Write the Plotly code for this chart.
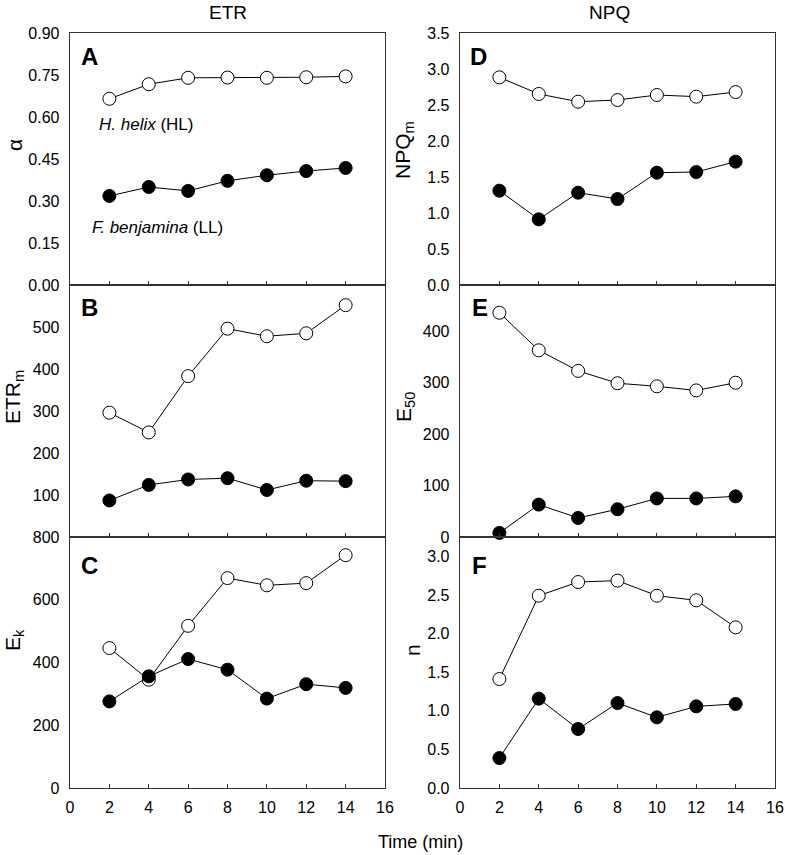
import plotly.graph_objects as go

time = [2, 4, 6, 8, 10, 12, 14]

# Panel A: alpha
alpha_hl = [0.665, 0.717, 0.740, 0.741, 0.740, 0.742, 0.745]
alpha_ll = [0.318, 0.350, 0.336, 0.372, 0.392, 0.407, 0.418]
# Panel B: ETRm
etrm_hl = [296, 249, 383, 496, 478, 485, 552]
etrm_ll = [87, 124, 137, 140, 112, 134, 133]
# Panel C: Ek
ek_hl = [446, 345, 517, 669, 646, 653, 742]
ek_ll = [276, 356, 411, 377, 285, 331, 319]
# Panel D: NPQm
npqm_hl = [2.884, 2.653, 2.546, 2.569, 2.639, 2.616, 2.680]
npqm_ll = [1.310, 0.912, 1.282, 1.194, 1.560, 1.569, 1.713]
# Panel E: E50
e50_hl = [436, 363, 323, 299, 293, 285, 300]
e50_ll = [8, 63, 37, 54, 75, 75, 79]
# Panel F: n
n_hl = [1.411, 2.490, 2.667, 2.685, 2.490, 2.430, 2.080]
n_ll = [0.388, 1.157, 0.764, 1.100, 0.915, 1.057, 1.088]

x_ticks = [0, 2, 4, 6, 8, 10, 12, 14, 16]
yticks_A = [0.0, 0.15, 0.30, 0.45, 0.60, 0.75, 0.90]
ylabels_A = ["0.00", "0.15", "0.30", "0.45", "0.60", "0.75", "0.90"]
yticks_B = [100, 200, 300, 400, 500]
yticks_C = [0, 200, 400, 600, 800]
yticks_D = [0.0, 0.5, 1.0, 1.5, 2.0, 2.5, 3.0, 3.5]
yticks_E = [0, 100, 200, 300, 400]
yticks_F = [0.0, 0.5, 1.0, 1.5, 2.0, 2.5, 3.0]

FONT = "Liberation Sans, Arial, sans-serif"
W, H = 785, 855

def px_x(p):
    return p / W

def px_y(p):
    return 1 - p / H

left_dom = [px_x(70), px_x(385)]
right_dom = [px_x(460), px_x(775)]
row_doms = [[px_y(285), px_y(33)], [px_y(537), px_y(285)], [px_y(788), px_y(537)]]

panels = [
    # (hl, ll, col, row, yrange, tickvals, ticktext)
    (alpha_hl, alpha_ll, 0, 0, [0, 0.9], yticks_A, ylabels_A),
    (etrm_hl, etrm_ll, 0, 1, [0, 600], yticks_B, [str(v) for v in yticks_B]),
    (ek_hl, ek_ll, 0, 2, [0, 800], yticks_C, [str(v) for v in yticks_C]),
    (npqm_hl, npqm_ll, 1, 0, [0, 3.5], yticks_D, ["%.1f" % v for v in yticks_D]),
    (e50_hl, e50_ll, 1, 1, [0, 490], yticks_E, [str(v) for v in yticks_E]),
    (n_hl, n_ll, 1, 2, [0, 3.25], yticks_F, ["%.1f" % v for v in yticks_F]),
]

fig = go.Figure()
layout = {}
for i, (hl, ll, col, row, yr, tv, tt) in enumerate(panels):
    idx = i + 1
    xa = "x" if idx == 1 else "x%d" % idx
    ya = "y" if idx == 1 else "y%d" % idx
    fig.add_trace(go.Scatter(
        x=time, y=hl, xaxis=xa, yaxis=ya, mode="lines+markers",
        line=dict(color="black", width=1),
        marker=dict(symbol="circle", size=13, color="white",
                    line=dict(color="black", width=1)),
        showlegend=False, cliponaxis=False))
    fig.add_trace(go.Scatter(
        x=time, y=ll, xaxis=xa, yaxis=ya, mode="lines+markers",
        line=dict(color="black", width=1),
        marker=dict(symbol="circle", size=13, color="black",
                    line=dict(color="black", width=1)),
        showlegend=False, cliponaxis=False))
    xkey = "xaxis" if idx == 1 else "xaxis%d" % idx
    ykey = "yaxis" if idx == 1 else "yaxis%d" % idx
    layout[xkey] = dict(
        domain=left_dom if col == 0 else right_dom,
        anchor=ya, range=[0, 16], tickmode="array", tickvals=x_ticks,
        ticktext=[str(v) for v in x_ticks],
        showticklabels=(row == 2), ticks="inside", ticklen=4, tickwidth=1,
        tickcolor="#333", showline=True, linecolor="#333", linewidth=1.3,
        mirror=True, showgrid=False, zeroline=False, automargin=False,
        tickfont=dict(family=FONT, size=16, color="black"),
        ticklabelstandoff=4)
    layout[ykey] = dict(
        domain=row_doms[row], anchor=xa, range=yr, tickmode="array",
        tickvals=tv, ticktext=tt, ticks="", showline=True, linecolor="#333",
        linewidth=1.3, mirror=True, showgrid=False, zeroline=False,
        automargin=False,
        tickfont=dict(family=FONT, size=16, color="black"),
        ticklabelstandoff=6)

fig.update_layout(**layout)

ann = []
def add_text(text, x, y, size, xanchor="center", angle=0, bold=False):
    ann.append(dict(text=("<b>%s</b>" % text) if bold else text,
                    x=px_x(x), y=px_y(y), xref="paper", yref="paper",
                    xanchor=xanchor, yanchor="middle", showarrow=False,
                    textangle=angle,
                    font=dict(family=FONT, size=size, color="black")))

add_text("ETR", 228, 12, 19)
add_text("NPQ", 609, 12, 19)
add_text("Time (min)", 420, 842, 18)

add_text("α", 15, 145, 21, angle=-90)
add_text("ETR<sub>m</sub>", 14, 397, 21, angle=-90)
add_text("E<sub>k</sub>", 14, 640, 21, angle=-90)
add_text("NPQ<sub>m</sub>", 404, 150, 21, angle=-90)
add_text("E<sub>50</sub>", 405, 407, 21, angle=-90)
add_text("n", 412, 650, 21, angle=-90)

for letter, x, y in [("A", 79, 56), ("B", 79, 308), ("C", 79, 565),
                     ("D", 468, 56), ("E", 470, 308), ("F", 470, 565)]:
    add_text(letter, x, y, 24, xanchor="left", bold=True)

add_text("<i>H. helix</i> (HL)", 97, 125, 17, xanchor="left")
add_text("<i>F. benjamina</i> (LL)", 90, 228, 17, xanchor="left")

fig.update_layout(
    width=W, height=H, margin=dict(l=0, r=0, t=0, b=0, autoexpand=False),
    paper_bgcolor="white", plot_bgcolor="white", hovermode=False,
    annotations=ann, font=dict(family=FONT, color="black"))

fig.write_html(
    "out.html",
    config={"displayModeBar": False, "staticPlot": True},
    post_script="document.body.style.margin='0';"
                "document.body.style.padding='0';"
                "document.body.style.overflow='hidden';"
                "document.documentElement.style.overflow='hidden';")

Task description: Set down the material exactly, every line of it, except for the pictures.

The answer:
Write the Plotly code for this chart.
import plotly.graph_objects as go

time = [2, 4, 6, 8, 10, 12, 14]

# Panel A: alpha
alpha_hl = [0.665, 0.717, 0.740, 0.741, 0.740, 0.742, 0.745]
alpha_ll = [0.318, 0.350, 0.336, 0.372, 0.392, 0.407, 0.418]
# Panel B: ETRm
etrm_hl = [296, 249, 383, 496, 478, 485, 552]
etrm_ll = [87, 124, 137, 140, 112, 134, 133]
# Panel C: Ek
ek_hl = [446, 345, 517, 669, 646, 653, 742]
ek_ll = [276, 356, 411, 377, 285, 331, 319]
# Panel D: NPQm
npqm_hl = [2.884, 2.653, 2.546, 2.569, 2.639, 2.616, 2.680]
npqm_ll = [1.310, 0.912, 1.282, 1.194, 1.560, 1.569, 1.713]
# Panel E: E50
e50_hl = [436, 363, 323, 299, 293, 285, 300]
e50_ll = [8, 63, 37, 54, 75, 75, 79]
# Panel F: n
n_hl = [1.411, 2.490, 2.667, 2.685, 2.490, 2.430, 2.080]
n_ll = [0.388, 1.157, 0.764, 1.100, 0.915, 1.057, 1.088]

x_ticks = [0, 2, 4, 6, 8, 10, 12, 14, 16]
yticks_A = [0.0, 0.15, 0.30, 0.45, 0.60, 0.75, 0.90]
ylabels_A = ["0.00", "0.15", "0.30", "0.45", "0.60", "0.75", "0.90"]
yticks_B = [100, 200, 300, 400, 500]
yticks_C = [0, 200, 400, 600, 800]
yticks_D = [0.0, 0.5, 1.0, 1.5, 2.0, 2.5, 3.0, 3.5]
yticks_E = [0, 100, 200, 300, 400]
yticks_F = [0.0, 0.5, 1.0, 1.5, 2.0, 2.5, 3.0]

FONT = "Liberation Sans, Arial, sans-serif"
W, H = 785, 855

def px_x(p):
    return p / W

def px_y(p):
    return 1 - p / H

left_dom = [px_x(70), px_x(385)]
right_dom = [px_x(460), px_x(775)]
row_doms = [[px_y(285), px_y(33)], [px_y(537), px_y(285)], [px_y(788), px_y(537)]]

panels = [
    # (hl, ll, col, row, yrange, tickvals, ticktext)
    (alpha_hl, alpha_ll, 0, 0, [0, 0.9], yticks_A, ylabels_A),
    (etrm_hl, etrm_ll, 0, 1, [0, 600], yticks_B, [str(v) for v in yticks_B]),
    (ek_hl, ek_ll, 0, 2, [0, 800], yticks_C, [str(v) for v in yticks_C]),
    (npqm_hl, npqm_ll, 1, 0, [0, 3.5], yticks_D, ["%.1f" % v for v in yticks_D]),
    (e50_hl, e50_ll, 1, 1, [0, 490], yticks_E, [str(v) for v in yticks_E]),
    (n_hl, n_ll, 1, 2, [0, 3.25], yticks_F, ["%.1f" % v for v in yticks_F]),
]

fig = go.Figure()
layout = {}
for i, (hl, ll, col, row, yr, tv, tt) in enumerate(panels):
    idx = i + 1
    xa = "x" if idx == 1 else "x%d" % idx
    ya = "y" if idx == 1 else "y%d" % idx
    fig.add_trace(go.Scatter(
        x=time, y=hl, xaxis=xa, yaxis=ya, mode="lines+markers",
        line=dict(color="black", width=1),
        marker=dict(symbol="circle", size=13, color="white",
                    line=dict(color="black", width=1)),
        showlegend=False, cliponaxis=False))
    fig.add_trace(go.Scatter(
        x=time, y=ll, xaxis=xa, yaxis=ya, mode="lines+markers",
        line=dict(color="black", width=1),
        marker=dict(symbol="circle", size=13, color="black",
                    line=dict(color="black", width=1)),
        showlegend=False, cliponaxis=False))
    xkey = "xaxis" if idx == 1 else "xaxis%d" % idx
    ykey = "yaxis" if idx == 1 else "yaxis%d" % idx
    layout[xkey] = dict(
        domain=left_dom if col == 0 else right_dom,
        anchor=ya, range=[0, 16], tickmode="array", tickvals=x_ticks,
        ticktext=[str(v) for v in x_ticks],
        showticklabels=(row == 2), ticks="inside", ticklen=4, tickwidth=1,
        tickcolor="#333", showline=True, linecolor="#333", linewidth=1.3,
        mirror=True, showgrid=False, zeroline=False, automargin=False,
        tickfont=dict(family=FONT, size=16, color="black"),
        ticklabelstandoff=4)
    layout[ykey] = dict(
        domain=row_doms[row], anchor=xa, range=yr, tickmode="array",
        tickvals=tv, ticktext=tt, ticks="", showline=True, linecolor="#333",
        linewidth=1.3, mirror=True, showgrid=False, zeroline=False,
        automargin=False,
        tickfont=dict(family=FONT, size=16, color="black"),
        ticklabelstandoff=6)

fig.update_layout(**layout)

ann = []
def add_text(text, x, y, size, xanchor="center", angle=0, bold=False):
    ann.append(dict(text=("<b>%s</b>" % text) if bold else text,
                    x=px_x(x), y=px_y(y), xref="paper", yref="paper",
                    xanchor=xanchor, yanchor="middle", showarrow=False,
                    textangle=angle,
                    font=dict(family=FONT, size=size, color="black")))

add_text("ETR", 228, 12, 19)
add_text("NPQ", 609, 12, 19)
add_text("Time (min)", 420, 842, 18)

add_text("α", 15, 145, 21, angle=-90)
add_text("ETR<sub>m</sub>", 14, 397, 21, angle=-90)
add_text("E<sub>k</sub>", 14, 640, 21, angle=-90)
add_text("NPQ<sub>m</sub>", 404, 150, 21, angle=-90)
add_text("E<sub>50</sub>", 405, 407, 21, angle=-90)
add_text("n", 412, 650, 21, angle=-90)

for letter, x, y in [("A", 79, 56), ("B", 79, 308), ("C", 79, 565),
                     ("D", 468, 56), ("E", 470, 308), ("F", 470, 565)]:
    add_text(letter, x, y, 24, xanchor="left", bold=True)

add_text("<i>H. helix</i> (HL)", 97, 125, 17, xanchor="left")
add_text("<i>F. benjamina</i> (LL)", 90, 228, 17, xanchor="left")

fig.update_layout(
    width=W, height=H, margin=dict(l=0, r=0, t=0, b=0, autoexpand=False),
    paper_bgcolor="white", plot_bgcolor="white", hovermode=False,
    annotations=ann, font=dict(family=FONT, color="black"))

fig.write_html(
    "out.html",
    config={"displayModeBar": False, "staticPlot": True},
    post_script="document.body.style.margin='0';"
                "document.body.style.padding='0';"
                "document.body.style.overflow='hidden';"
                "document.documentElement.style.overflow='hidden';")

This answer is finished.